Collected data
[Begin]
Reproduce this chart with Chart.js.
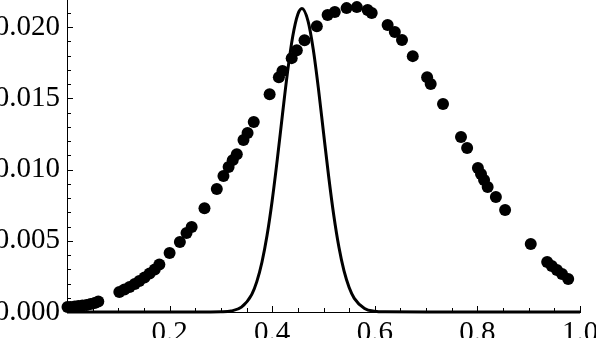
<!DOCTYPE html>
<html>
<head>
<meta charset="utf-8">
<script src="https://cdn.jsdelivr.net/npm/chart.js@4/dist/chart.umd.min.js"></script>
<style>
  html, body { margin: 0; padding: 0; background: #fff; }
  #wrap { width: 596px; height: 338px; position: relative; }
</style>
</head>
<body>
<div id="wrap"><canvas id="plot"></canvas></div>
<script>
// sample points
const dotX = [0.001, 0.007, 0.015, 0.022, 0.030, 0.038, 0.046, 0.054, 0.061,
  0.102, 0.112, 0.122, 0.132, 0.141, 0.151, 0.161, 0.171, 0.180,
  0.200, 0.220, 0.233, 0.243, 0.268, 0.292, 0.305, 0.315, 0.323, 0.331,
  0.344, 0.352, 0.364, 0.395, 0.413, 0.420, 0.438, 0.448, 0.463, 0.487,
  0.508, 0.522, 0.545, 0.565, 0.586, 0.594, 0.625, 0.639, 0.653, 0.674,
  0.702, 0.709, 0.733, 0.768, 0.780, 0.801, 0.807, 0.813, 0.820, 0.836,
  0.854, 0.904, 0.936, 0.945, 0.955, 0.965, 0.977];
const dotY = [0.00035, 0.00035, 0.00039, 0.00042, 0.00046, 0.00049, 0.00056, 0.00063, 0.00074,
  0.00140, 0.00158, 0.00175, 0.00196, 0.00217, 0.00242, 0.00270, 0.00298, 0.00333,
  0.00414, 0.00491, 0.00554, 0.00596, 0.00729, 0.00863, 0.00954, 0.01017, 0.01066, 0.01108,
  0.01207, 0.01256, 0.01333, 0.01529, 0.01648, 0.01691, 0.01782, 0.01837, 0.01908, 0.02006,
  0.02084, 0.02105, 0.02133, 0.02140, 0.02119, 0.02098, 0.02014, 0.01965, 0.01909, 0.01796,
  0.01648, 0.01600, 0.01460, 0.01228, 0.01151, 0.01011, 0.00968, 0.00926, 0.00877, 0.00807,
  0.00716, 0.00477, 0.00351, 0.00323, 0.00295, 0.00267, 0.00231];

// narrow peak curve
const curveX = [0, 0.1, 0.2, 0.28, 0.30, 0.32, 0.34, 0.36, 0.37, 0.38, 0.39, 0.40, 0.41,
  0.42, 0.43, 0.44, 0.45, 0.458, 0.47, 0.48, 0.49, 0.50, 0.51, 0.52, 0.53, 0.54,
  0.55, 0.56, 0.58, 0.60, 0.62, 0.70, 0.80, 0.90, 1.0];
const curveY = [0, 0, 0, 0, 0.00001, 0.00007, 0.00034, 0.00122, 0.00213, 0.00349, 0.00538, 0.00783, 0.01073,
  0.01386, 0.01687, 0.01934, 0.0209, 0.0213, 0.0204, 0.01844, 0.01571, 0.0126, 0.00953, 0.00679, 0.00456, 0.00288,
  0.00172, 0.00096, 0.00025, 0.00005, 0.00001, 0, 0, 0, 0];

const xRange = [0, 1.0];
const yRange = [0, 0.0219];
const xTicks = [0.2, 0.4, 0.6, 0.8, 1.0];
const yTicks = [0.000, 0.005, 0.010, 0.015, 0.020];
const xMinor = 0.05, yMinor = 0.001;

const serif = "'Liberation Serif', 'DejaVu Serif', serif";

// Mathematica style ticks pointing into the plot
const innerTicks = {
  id: 'innerTicks',
  afterDraw(chart) {
    const { ctx, chartArea, scales: { x, y } } = chart;
    ctx.save();
    ctx.strokeStyle = '#000';
    ctx.lineWidth = 1;
    ctx.beginPath();
    const nx = Math.round((xRange[1] - xRange[0]) / xMinor);
    for (let i = 1; i <= nx; i++) {
      const px = Math.round(x.getPixelForValue(i * xMinor)) + 0.5;
      const len = i % 4 === 0 ? 6 : 4;
      ctx.moveTo(px, chartArea.bottom);
      ctx.lineTo(px, chartArea.bottom - len);
    }
    const ny = Math.floor(yRange[1] / yMinor + 1e-6);
    for (let i = 1; i <= ny; i++) {
      const py = Math.round(y.getPixelForValue(i * yMinor)) + 0.5;
      const len = i % 5 === 0 ? 6 : 4;
      ctx.moveTo(chartArea.left, py);
      ctx.lineTo(chartArea.left + len, py);
    }
    ctx.stroke();
    ctx.restore();
  }
};

const ctx = document.getElementById('plot').getContext('2d');
new Chart(ctx, {
  type: 'scatter',
  data: {
    datasets: [
      {
        label: 'curve',
        type: 'line',
        data: curveX.map((v, i) => ({ x: v, y: curveY[i] })),
        borderColor: '#000',
        borderWidth: 3,
        pointRadius: 0,
        cubicInterpolationMode: 'monotone',
        fill: false,
        clip: false
      },
      {
        label: 'points',
        data: dotX.map((v, i) => ({ x: v, y: dotY[i] })),
        backgroundColor: '#000',
        borderColor: '#000',
        pointRadius: 6,
        borderWidth: 0,
        clip: false
      }
    ]
  },
  options: {
    responsive: true,
    maintainAspectRatio: false,
    animation: false,
    layout: { autoPadding: false, padding: { left: 0, right: 16, top: 0, bottom: 0 } },
    plugins: { legend: { display: false }, tooltip: { enabled: false } },
    scales: {
      x: {
        type: 'linear',
        min: xRange[0],
        max: xRange[1],
        grid: { display: false, drawTicks: false },
        border: { display: true, color: '#000', width: 1 },
        afterBuildTicks: s => { s.ticks = xTicks.map(v => ({ value: v })); },
        ticks: {
          autoSkip: false,
          maxRotation: 0,
          padding: 4,
          color: '#000',
          font: { family: serif, size: 29 },
          callback: v => v.toFixed(1)
        },
        afterFit: s => { s.height = 26; s.paddingLeft = 0; s.paddingRight = 0; }
      },
      y: {
        type: 'linear',
        min: yRange[0],
        max: yRange[1],
        grid: { display: false, drawTicks: false },
        border: { display: true, color: '#000', width: 1 },
        afterBuildTicks: s => { s.ticks = yTicks.map(v => ({ value: v })); },
        ticks: {
          autoSkip: false,
          padding: 7,
          color: '#000',
          font: { family: serif, size: 29 },
          callback: v => v.toFixed(3)
        },
        afterFit: s => { s.width = 67; s.paddingTop = 0; s.paddingBottom = 0; }
      }
    }
  },
  plugins: [innerTicks]
});
</script>
</body>
</html>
[End]
Challenge
Give again, word for word, every line from the top of the data above to the line holding "0.00172, 0.00096, 0.00025, 0.00005, 0.00001, 0, 0, 0, 0];", inclusive, with the pictures left out.

Solution for this problem
Reproduce this chart with Chart.js.
<!DOCTYPE html>
<html>
<head>
<meta charset="utf-8">
<script src="https://cdn.jsdelivr.net/npm/chart.js@4/dist/chart.umd.min.js"></script>
<style>
  html, body { margin: 0; padding: 0; background: #fff; }
  #wrap { width: 596px; height: 338px; position: relative; }
</style>
</head>
<body>
<div id="wrap"><canvas id="plot"></canvas></div>
<script>
// sample points
const dotX = [0.001, 0.007, 0.015, 0.022, 0.030, 0.038, 0.046, 0.054, 0.061,
  0.102, 0.112, 0.122, 0.132, 0.141, 0.151, 0.161, 0.171, 0.180,
  0.200, 0.220, 0.233, 0.243, 0.268, 0.292, 0.305, 0.315, 0.323, 0.331,
  0.344, 0.352, 0.364, 0.395, 0.413, 0.420, 0.438, 0.448, 0.463, 0.487,
  0.508, 0.522, 0.545, 0.565, 0.586, 0.594, 0.625, 0.639, 0.653, 0.674,
  0.702, 0.709, 0.733, 0.768, 0.780, 0.801, 0.807, 0.813, 0.820, 0.836,
  0.854, 0.904, 0.936, 0.945, 0.955, 0.965, 0.977];
const dotY = [0.00035, 0.00035, 0.00039, 0.00042, 0.00046, 0.00049, 0.00056, 0.00063, 0.00074,
  0.00140, 0.00158, 0.00175, 0.00196, 0.00217, 0.00242, 0.00270, 0.00298, 0.00333,
  0.00414, 0.00491, 0.00554, 0.00596, 0.00729, 0.00863, 0.00954, 0.01017, 0.01066, 0.01108,
  0.01207, 0.01256, 0.01333, 0.01529, 0.01648, 0.01691, 0.01782, 0.01837, 0.01908, 0.02006,
  0.02084, 0.02105, 0.02133, 0.02140, 0.02119, 0.02098, 0.02014, 0.01965, 0.01909, 0.01796,
  0.01648, 0.01600, 0.01460, 0.01228, 0.01151, 0.01011, 0.00968, 0.00926, 0.00877, 0.00807,
  0.00716, 0.00477, 0.00351, 0.00323, 0.00295, 0.00267, 0.00231];

// narrow peak curve
const curveX = [0, 0.1, 0.2, 0.28, 0.30, 0.32, 0.34, 0.36, 0.37, 0.38, 0.39, 0.40, 0.41,
  0.42, 0.43, 0.44, 0.45, 0.458, 0.47, 0.48, 0.49, 0.50, 0.51, 0.52, 0.53, 0.54,
  0.55, 0.56, 0.58, 0.60, 0.62, 0.70, 0.80, 0.90, 1.0];
const curveY = [0, 0, 0, 0, 0.00001, 0.00007, 0.00034, 0.00122, 0.00213, 0.00349, 0.00538, 0.00783, 0.01073,
  0.01386, 0.01687, 0.01934, 0.0209, 0.0213, 0.0204, 0.01844, 0.01571, 0.0126, 0.00953, 0.00679, 0.00456, 0.00288,
  0.00172, 0.00096, 0.00025, 0.00005, 0.00001, 0, 0, 0, 0];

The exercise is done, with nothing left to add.